The South African Social Security Agency (Sassa) canceled its tender for a service provider to handle the cash payment of welfare grants to millions of poor people, according to Social Development Minister Susan Shabangu.
South Africa is seeking a new distributor of social security payments that cost the government more than R150 billion ($11.9 billion) annually, after the Constitutional Court ruled in 2014 that the contract with Net1 UEPS Technologies was unconstitutional because correct processes weren’t followed. Not all payments are made in cash.
The deal with Net1’s Cash Paymaster Services unit was last year extended until 2018 to ensure grant payments didn’t stop after the welfare department failed to comply with a court ruling, and the Constitutional Court extended CPS’s contract for six months on March 23.

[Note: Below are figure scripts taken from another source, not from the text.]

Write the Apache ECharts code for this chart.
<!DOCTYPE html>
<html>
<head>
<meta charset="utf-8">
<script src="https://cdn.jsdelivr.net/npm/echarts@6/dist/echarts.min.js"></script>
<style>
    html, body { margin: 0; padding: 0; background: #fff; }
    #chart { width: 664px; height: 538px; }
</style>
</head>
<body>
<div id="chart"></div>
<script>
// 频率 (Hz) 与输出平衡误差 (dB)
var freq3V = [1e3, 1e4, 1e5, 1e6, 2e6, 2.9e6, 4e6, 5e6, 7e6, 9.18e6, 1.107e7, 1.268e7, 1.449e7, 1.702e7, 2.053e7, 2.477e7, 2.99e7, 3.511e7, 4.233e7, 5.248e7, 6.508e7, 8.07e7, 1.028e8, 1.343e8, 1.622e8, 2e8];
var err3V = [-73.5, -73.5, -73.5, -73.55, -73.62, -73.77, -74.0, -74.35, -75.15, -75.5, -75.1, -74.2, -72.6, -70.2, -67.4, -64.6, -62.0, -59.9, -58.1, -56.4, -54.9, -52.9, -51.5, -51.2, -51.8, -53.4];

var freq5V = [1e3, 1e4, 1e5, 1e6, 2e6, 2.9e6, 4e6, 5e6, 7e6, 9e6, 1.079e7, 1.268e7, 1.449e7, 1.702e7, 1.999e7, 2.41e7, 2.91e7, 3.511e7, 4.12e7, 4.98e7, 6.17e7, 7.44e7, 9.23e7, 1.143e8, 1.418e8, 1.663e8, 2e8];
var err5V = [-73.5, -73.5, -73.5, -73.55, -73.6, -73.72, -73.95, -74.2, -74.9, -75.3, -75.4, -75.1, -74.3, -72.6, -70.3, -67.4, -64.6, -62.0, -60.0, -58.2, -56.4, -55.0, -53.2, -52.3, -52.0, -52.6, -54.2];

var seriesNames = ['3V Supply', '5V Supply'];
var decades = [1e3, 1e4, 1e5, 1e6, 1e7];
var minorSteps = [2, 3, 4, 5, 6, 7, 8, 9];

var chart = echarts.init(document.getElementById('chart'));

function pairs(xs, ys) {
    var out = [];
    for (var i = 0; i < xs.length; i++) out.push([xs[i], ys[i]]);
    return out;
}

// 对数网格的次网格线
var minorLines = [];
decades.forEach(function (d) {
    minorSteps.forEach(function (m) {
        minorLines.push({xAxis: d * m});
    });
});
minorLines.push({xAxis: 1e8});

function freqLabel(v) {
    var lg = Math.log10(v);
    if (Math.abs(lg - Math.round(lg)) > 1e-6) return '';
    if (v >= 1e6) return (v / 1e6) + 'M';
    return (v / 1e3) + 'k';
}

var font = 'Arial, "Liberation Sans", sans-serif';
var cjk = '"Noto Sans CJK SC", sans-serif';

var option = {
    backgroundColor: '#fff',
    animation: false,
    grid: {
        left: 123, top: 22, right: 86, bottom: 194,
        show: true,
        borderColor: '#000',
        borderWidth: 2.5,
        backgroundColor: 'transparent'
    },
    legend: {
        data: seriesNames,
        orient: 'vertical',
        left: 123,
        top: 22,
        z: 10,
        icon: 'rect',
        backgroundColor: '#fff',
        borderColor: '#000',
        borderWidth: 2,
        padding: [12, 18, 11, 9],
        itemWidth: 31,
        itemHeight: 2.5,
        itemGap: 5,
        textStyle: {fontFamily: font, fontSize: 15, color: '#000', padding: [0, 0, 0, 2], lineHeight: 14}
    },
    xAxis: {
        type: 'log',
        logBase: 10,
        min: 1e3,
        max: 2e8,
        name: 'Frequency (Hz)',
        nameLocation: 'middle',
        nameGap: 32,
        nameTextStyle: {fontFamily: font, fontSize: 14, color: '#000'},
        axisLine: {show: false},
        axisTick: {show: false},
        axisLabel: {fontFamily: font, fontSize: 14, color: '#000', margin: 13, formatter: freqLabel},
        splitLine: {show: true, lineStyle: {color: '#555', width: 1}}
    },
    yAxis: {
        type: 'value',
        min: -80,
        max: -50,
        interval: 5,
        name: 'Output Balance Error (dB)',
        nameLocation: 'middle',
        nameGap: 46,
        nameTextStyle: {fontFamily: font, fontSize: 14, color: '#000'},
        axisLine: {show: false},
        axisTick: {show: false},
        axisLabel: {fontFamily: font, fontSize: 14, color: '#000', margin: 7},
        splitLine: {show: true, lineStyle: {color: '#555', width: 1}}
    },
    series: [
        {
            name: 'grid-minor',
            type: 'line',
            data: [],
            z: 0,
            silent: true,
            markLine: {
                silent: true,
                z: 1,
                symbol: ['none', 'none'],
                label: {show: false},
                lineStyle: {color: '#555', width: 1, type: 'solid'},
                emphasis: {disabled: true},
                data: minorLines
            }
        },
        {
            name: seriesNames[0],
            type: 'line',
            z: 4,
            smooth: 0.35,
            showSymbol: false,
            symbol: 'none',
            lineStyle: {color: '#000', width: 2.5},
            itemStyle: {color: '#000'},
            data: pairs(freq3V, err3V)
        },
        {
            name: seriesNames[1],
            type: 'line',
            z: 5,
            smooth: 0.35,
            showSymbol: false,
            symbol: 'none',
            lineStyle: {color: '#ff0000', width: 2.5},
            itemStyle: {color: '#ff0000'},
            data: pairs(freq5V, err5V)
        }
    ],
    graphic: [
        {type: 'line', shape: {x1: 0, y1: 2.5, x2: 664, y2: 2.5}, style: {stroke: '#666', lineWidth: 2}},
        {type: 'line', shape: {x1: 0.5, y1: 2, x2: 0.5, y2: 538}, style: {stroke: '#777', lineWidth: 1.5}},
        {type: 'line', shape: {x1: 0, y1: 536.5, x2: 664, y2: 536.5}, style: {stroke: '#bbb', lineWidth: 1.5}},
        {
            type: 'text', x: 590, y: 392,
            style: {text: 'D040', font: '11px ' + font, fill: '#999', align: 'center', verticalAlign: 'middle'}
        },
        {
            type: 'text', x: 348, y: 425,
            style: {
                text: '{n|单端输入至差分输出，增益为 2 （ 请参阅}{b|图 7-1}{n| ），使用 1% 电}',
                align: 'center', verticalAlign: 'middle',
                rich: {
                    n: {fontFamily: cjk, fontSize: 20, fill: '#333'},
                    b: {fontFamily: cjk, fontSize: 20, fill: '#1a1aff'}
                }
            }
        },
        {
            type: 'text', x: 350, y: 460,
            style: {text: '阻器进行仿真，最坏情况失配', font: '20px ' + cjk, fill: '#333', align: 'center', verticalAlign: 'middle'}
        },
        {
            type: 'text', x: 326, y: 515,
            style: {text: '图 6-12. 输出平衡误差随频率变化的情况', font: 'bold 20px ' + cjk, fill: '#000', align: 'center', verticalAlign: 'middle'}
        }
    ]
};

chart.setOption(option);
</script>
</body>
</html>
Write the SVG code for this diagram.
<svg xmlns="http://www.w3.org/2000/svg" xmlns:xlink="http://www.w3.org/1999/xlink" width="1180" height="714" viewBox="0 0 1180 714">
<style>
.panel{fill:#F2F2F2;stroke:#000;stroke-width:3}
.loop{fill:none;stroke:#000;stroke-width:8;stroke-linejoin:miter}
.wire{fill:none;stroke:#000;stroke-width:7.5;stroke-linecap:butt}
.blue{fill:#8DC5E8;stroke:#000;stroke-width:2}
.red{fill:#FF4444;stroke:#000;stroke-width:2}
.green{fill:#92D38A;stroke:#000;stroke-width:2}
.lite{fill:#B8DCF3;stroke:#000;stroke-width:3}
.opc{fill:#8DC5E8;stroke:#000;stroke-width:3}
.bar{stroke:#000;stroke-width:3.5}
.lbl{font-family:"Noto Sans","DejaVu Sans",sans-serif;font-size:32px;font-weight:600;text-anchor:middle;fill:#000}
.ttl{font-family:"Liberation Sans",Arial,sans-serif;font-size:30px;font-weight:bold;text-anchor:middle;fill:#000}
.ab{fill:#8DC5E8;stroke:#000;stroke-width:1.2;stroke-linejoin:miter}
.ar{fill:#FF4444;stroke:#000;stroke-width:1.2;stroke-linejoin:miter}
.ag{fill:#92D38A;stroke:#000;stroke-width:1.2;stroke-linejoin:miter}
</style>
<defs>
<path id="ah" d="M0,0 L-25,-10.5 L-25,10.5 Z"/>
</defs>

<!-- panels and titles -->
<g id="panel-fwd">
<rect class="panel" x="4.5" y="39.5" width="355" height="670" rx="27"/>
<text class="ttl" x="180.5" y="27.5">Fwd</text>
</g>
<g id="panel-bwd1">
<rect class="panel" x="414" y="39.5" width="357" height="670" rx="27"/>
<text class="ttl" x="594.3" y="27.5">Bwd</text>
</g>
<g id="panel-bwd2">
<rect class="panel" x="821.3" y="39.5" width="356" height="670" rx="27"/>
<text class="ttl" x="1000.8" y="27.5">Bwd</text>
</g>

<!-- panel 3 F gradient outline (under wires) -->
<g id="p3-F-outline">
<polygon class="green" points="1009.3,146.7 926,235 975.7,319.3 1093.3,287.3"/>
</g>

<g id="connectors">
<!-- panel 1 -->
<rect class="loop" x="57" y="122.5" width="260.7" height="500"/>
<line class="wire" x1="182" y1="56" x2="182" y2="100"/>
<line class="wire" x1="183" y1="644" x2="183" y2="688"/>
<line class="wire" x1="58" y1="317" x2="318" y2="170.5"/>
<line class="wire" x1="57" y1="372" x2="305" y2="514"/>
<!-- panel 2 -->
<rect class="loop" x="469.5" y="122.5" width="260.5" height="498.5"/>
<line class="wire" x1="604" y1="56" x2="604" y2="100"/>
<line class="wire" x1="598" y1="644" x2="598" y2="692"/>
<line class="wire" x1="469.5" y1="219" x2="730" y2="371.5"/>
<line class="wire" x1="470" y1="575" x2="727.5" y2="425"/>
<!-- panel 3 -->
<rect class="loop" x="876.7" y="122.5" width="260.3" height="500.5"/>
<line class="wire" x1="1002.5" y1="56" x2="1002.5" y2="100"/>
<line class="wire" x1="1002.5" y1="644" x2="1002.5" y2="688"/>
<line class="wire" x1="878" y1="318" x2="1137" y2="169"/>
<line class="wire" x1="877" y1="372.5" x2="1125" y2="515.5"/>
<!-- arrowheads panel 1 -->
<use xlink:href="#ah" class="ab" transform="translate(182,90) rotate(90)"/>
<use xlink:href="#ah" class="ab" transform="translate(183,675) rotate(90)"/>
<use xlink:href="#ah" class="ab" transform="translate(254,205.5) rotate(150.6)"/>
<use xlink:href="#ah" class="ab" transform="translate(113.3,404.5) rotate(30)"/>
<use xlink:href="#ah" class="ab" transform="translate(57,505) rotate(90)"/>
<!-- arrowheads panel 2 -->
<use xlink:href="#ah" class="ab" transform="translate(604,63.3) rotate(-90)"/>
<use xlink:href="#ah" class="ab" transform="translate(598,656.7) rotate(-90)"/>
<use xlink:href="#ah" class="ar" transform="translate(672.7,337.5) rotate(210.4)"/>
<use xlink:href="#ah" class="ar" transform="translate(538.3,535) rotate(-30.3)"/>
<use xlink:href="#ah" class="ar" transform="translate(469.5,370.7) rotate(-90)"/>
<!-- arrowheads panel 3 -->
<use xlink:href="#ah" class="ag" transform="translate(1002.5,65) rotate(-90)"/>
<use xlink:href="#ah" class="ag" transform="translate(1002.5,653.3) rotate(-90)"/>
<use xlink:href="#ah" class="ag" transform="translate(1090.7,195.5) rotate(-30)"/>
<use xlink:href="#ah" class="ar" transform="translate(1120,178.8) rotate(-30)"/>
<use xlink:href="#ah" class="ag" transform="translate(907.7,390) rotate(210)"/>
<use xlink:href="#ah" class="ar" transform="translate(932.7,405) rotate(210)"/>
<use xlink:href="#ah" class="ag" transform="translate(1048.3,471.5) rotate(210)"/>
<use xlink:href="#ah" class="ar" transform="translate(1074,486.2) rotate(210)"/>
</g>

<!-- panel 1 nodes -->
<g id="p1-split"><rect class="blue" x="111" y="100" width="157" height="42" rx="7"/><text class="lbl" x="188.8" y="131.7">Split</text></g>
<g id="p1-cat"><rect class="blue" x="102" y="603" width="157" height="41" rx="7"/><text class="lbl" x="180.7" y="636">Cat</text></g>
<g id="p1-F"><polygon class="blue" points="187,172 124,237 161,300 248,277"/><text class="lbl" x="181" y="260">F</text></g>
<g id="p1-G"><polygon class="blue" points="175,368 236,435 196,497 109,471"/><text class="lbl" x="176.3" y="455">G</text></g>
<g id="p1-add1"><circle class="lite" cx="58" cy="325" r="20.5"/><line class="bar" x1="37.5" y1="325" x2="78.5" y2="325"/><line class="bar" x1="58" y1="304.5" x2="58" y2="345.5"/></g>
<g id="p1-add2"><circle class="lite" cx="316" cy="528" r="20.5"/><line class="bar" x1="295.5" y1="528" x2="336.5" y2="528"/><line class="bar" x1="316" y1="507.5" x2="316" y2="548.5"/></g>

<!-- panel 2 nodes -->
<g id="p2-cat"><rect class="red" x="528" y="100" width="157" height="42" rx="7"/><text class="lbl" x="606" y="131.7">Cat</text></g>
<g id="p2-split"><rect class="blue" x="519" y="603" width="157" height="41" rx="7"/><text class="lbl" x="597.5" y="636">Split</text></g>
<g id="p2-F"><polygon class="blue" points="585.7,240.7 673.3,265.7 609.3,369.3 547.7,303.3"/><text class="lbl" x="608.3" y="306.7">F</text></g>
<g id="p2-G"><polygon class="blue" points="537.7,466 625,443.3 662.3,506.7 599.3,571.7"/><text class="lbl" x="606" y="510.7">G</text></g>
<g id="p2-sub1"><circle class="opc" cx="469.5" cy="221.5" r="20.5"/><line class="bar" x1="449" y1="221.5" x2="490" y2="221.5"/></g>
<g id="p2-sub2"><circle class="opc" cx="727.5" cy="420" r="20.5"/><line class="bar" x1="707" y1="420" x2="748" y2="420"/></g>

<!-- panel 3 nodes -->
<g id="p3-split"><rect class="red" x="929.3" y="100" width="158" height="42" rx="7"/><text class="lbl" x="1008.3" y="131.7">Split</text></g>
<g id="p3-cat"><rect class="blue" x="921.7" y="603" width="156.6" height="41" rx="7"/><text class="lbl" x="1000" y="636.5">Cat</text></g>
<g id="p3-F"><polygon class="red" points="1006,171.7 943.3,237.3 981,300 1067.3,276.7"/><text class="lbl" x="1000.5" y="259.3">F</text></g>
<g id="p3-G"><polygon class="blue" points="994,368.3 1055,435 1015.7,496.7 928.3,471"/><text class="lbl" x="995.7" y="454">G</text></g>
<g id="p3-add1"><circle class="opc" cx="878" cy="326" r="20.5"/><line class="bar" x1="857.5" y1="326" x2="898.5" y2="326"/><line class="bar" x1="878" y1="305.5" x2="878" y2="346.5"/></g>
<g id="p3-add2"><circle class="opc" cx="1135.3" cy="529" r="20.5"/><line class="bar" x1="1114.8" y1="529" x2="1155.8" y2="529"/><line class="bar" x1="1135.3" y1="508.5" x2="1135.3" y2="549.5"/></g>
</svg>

Shabangu is aware of a decision contained in a report by Sassa’s acting chief executive officer on May 15, stating that he decided to cancel the bid, the minister said in an affidavit filed at the Constitutional Court on Friday.
Her department will establish a technical committee to explore and recommend alternatives to the cash payment of social grants, she said. It will also advise on the transition from CPS to a new service provider for the distribution of welfare payments.
The ruling African National Congress’s welfare initiative is the single biggest program instituted by the post-apartheid government to alleviate poverty in one of the world’s most unequal nations. An interruption in the processing of payments could undermine the party’s support in national elections next year.